With a little fanfare, the House communications subcommittee, which was moving rapidly toward passage of controversial amendments to the Communications Act, stopped the other day to consider and argue about one particular issue.
That issue was a proposal to provide money to consumer and business groups who need resources in order to participate in proceedings before the Federal Communications Commission and a transitional board to monitor telephone access charges.
The amendment was passed by an 8-5 vote, but only after the most scorching debate in the entire mark-up session, a meeting that resulted in the 13-to-1 passage of the legislation.
Although literally billions of dollars and the fate of the burgeoning telecommunications industry are at stake in the bill, H.R. 6121, only $1.25 million is at stake in public participation funding.
But as a result of some controversy that has surrounded a public participation program at the Federal Trade Commission and as a result of the increasing successes of the business community in defeating consumer group initiatives, the question of intervenor funding has quietly become a hot issue on Capitol Hill and at federal regulatory agencies.
The proposal passed by the House subcommittee on Tuesday provides a one-year authorization of $750,000 for parties hoping to appear before the FCC and another $500,000 for those who can demonstrate they need money to appear before the new transitional board.
The vote was viewed as a victory for representatives of Congress Watch, the Ralph Nader lobbying group, and Consumers Union, who have fought for public participation funding in a number of bills.
"This proposal is particularly important because of the dramatic changes that will come about in telephone companies as a result of the bill," said Howard Symons of Congress Watch.
Symons also said that the House subcommittee vote "has got to help" funding measures before other congressional committees because it demonstrates that it is a "viable regulatory tool."
But the success of the measure in the House subcommittee also could provide an encouraging signal for the consumer group forces seeking to maintain the funding provision in regulatory reform legislation, which is nearing action before two Senate committees and is expected to be considered soon in the House.
A regulatory reform bill currently before the Senate Governmental Affairs committee includes a provision for $20 million for people wanting to participate before the 37 federal agencies that are members of the Regulatory Council.
Sen. John Culver (D-Iowa), the principal sponsor of another regulatory reform bill before the Senate Judiciary Committee, has lifted the public participation section from his legislation and introduced a separate funding bill.
Culver acted after considerable political opposition to the funding measure from business groups and because of a trade-off among members of the coalition supporting the bill. Culver agreed to drop the provision if other subcommittee members dropped their insistence on an equally controversial legislative-veto measure.
In addition, Sen. Jacob Javits (R-N.Y.) is planning to offer an amendment to the bill before the Government Affairs panel authorizing $60 million over a three-year period to fund citizen intervenors.

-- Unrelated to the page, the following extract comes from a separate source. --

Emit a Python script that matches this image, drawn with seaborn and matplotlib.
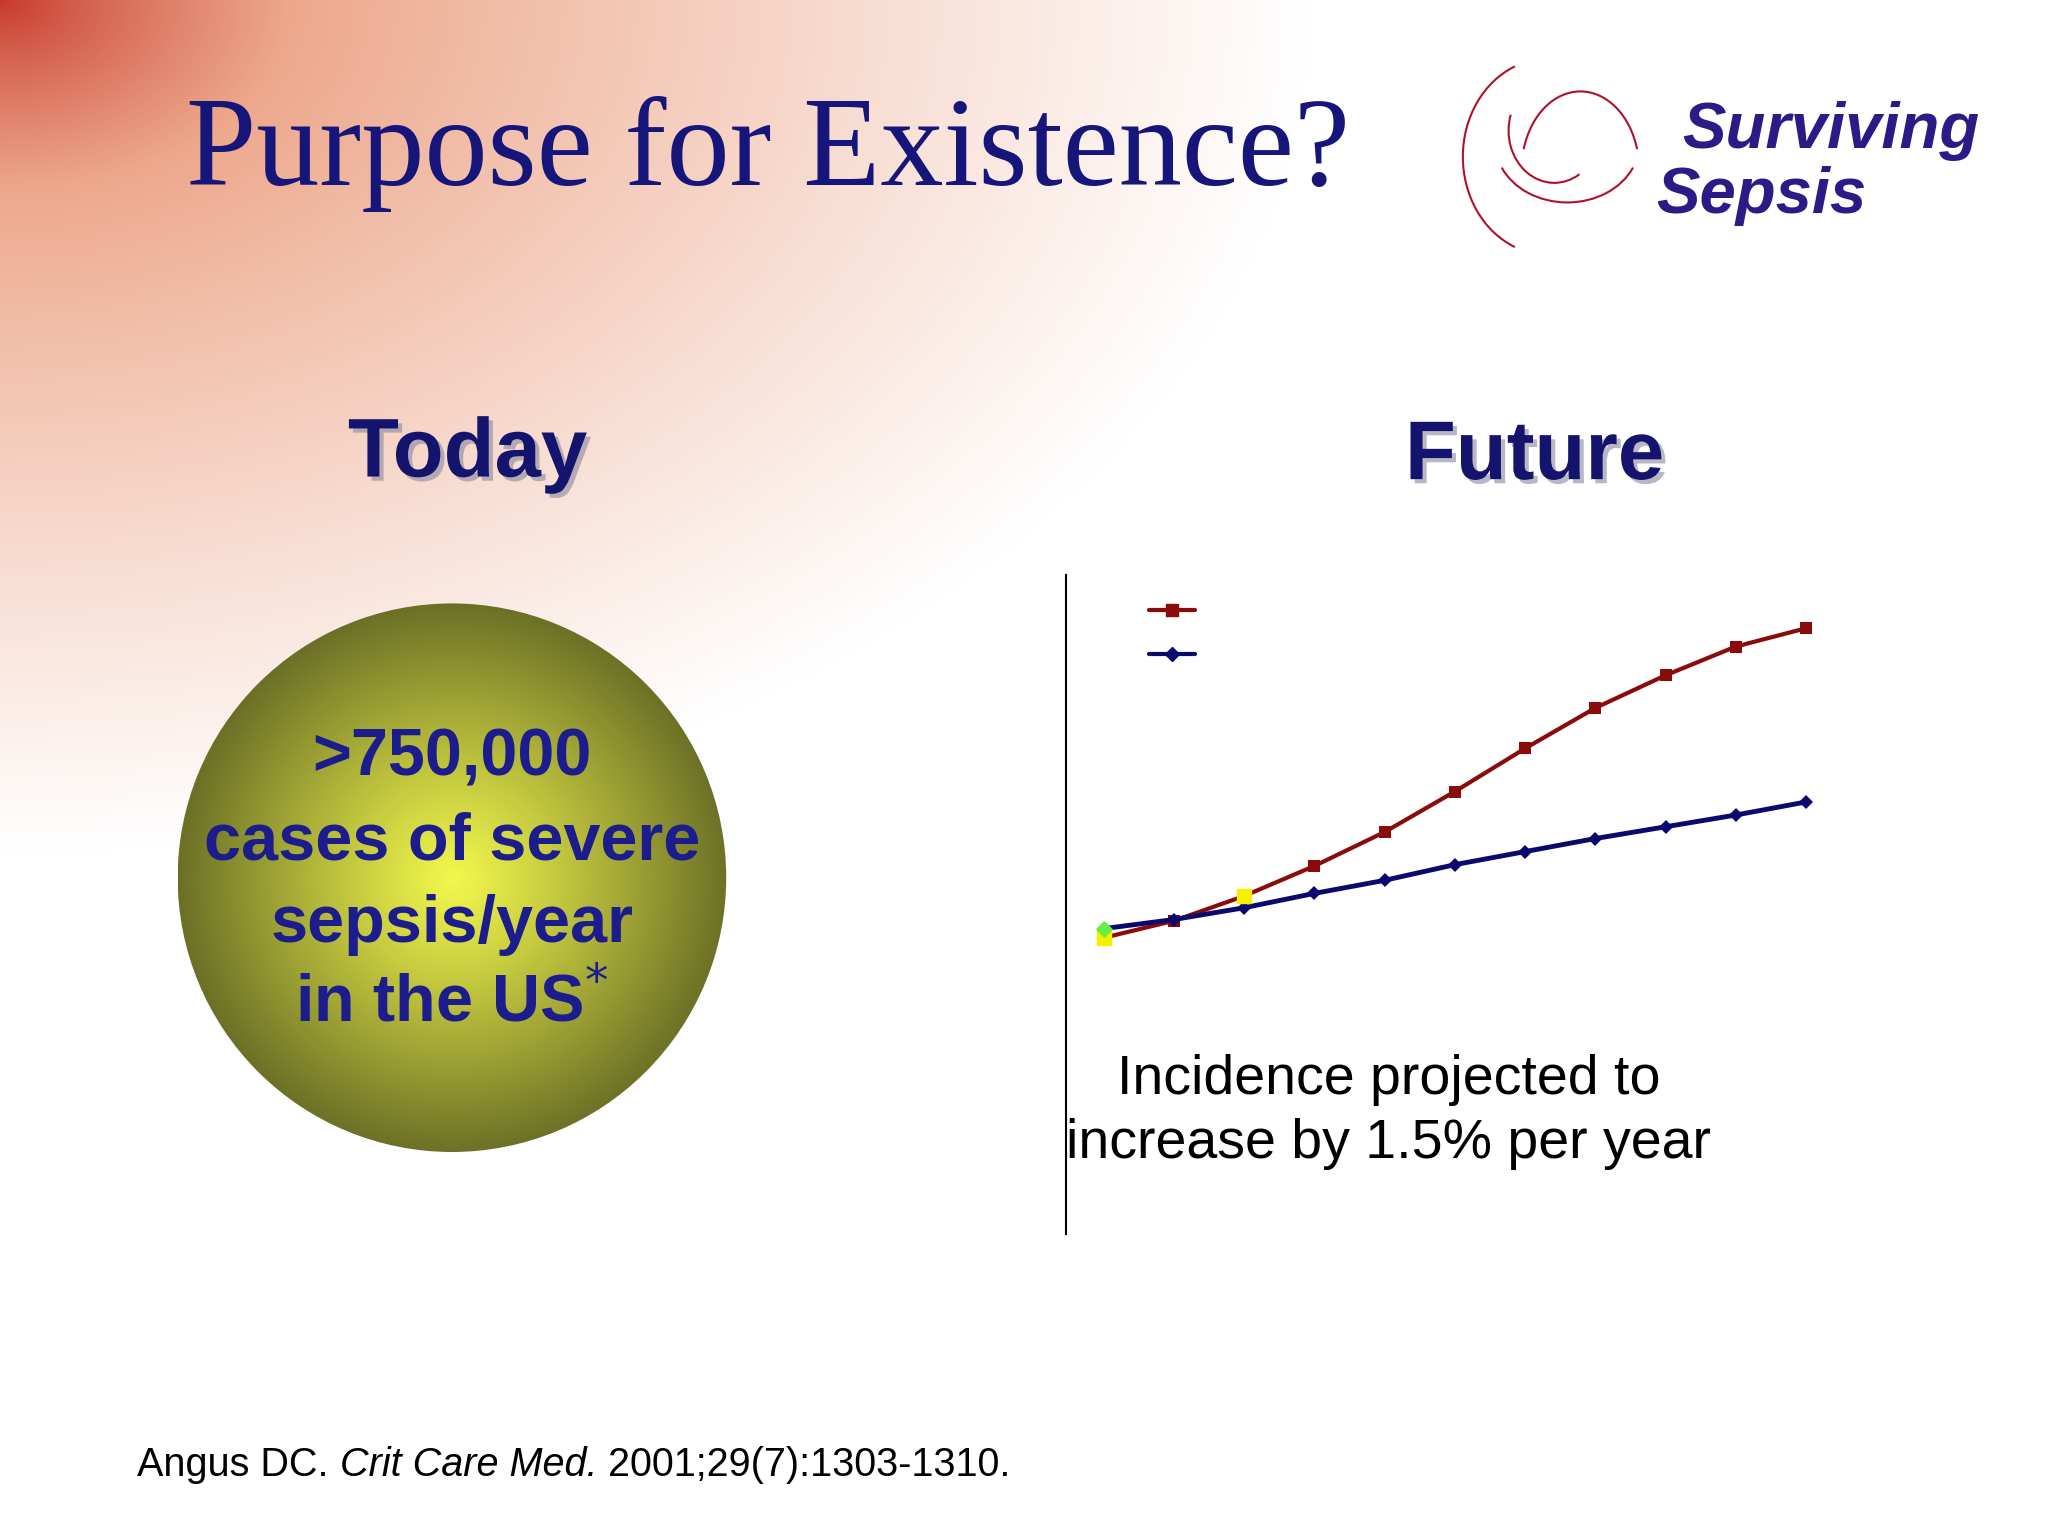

Further, the question of whether the government ought to fund these groups and individuals is also a part of legislation before the full Senate that offers sweeping changes in the FTC's mandate.
But in the context of the broad regulatory reform legislation, advocates of the concept see public participation fundinging as vital. First of all, the bills could lose consumer group support without the funding provisions.
Secondly, and even more important, some Senate sources believe, is that under the new legislation -- which sets up eleborate cost-benefit tests of new regulations -- it will be even harder to challenge agency actions in light of the new sophisticated examination of new rules that he bill set up.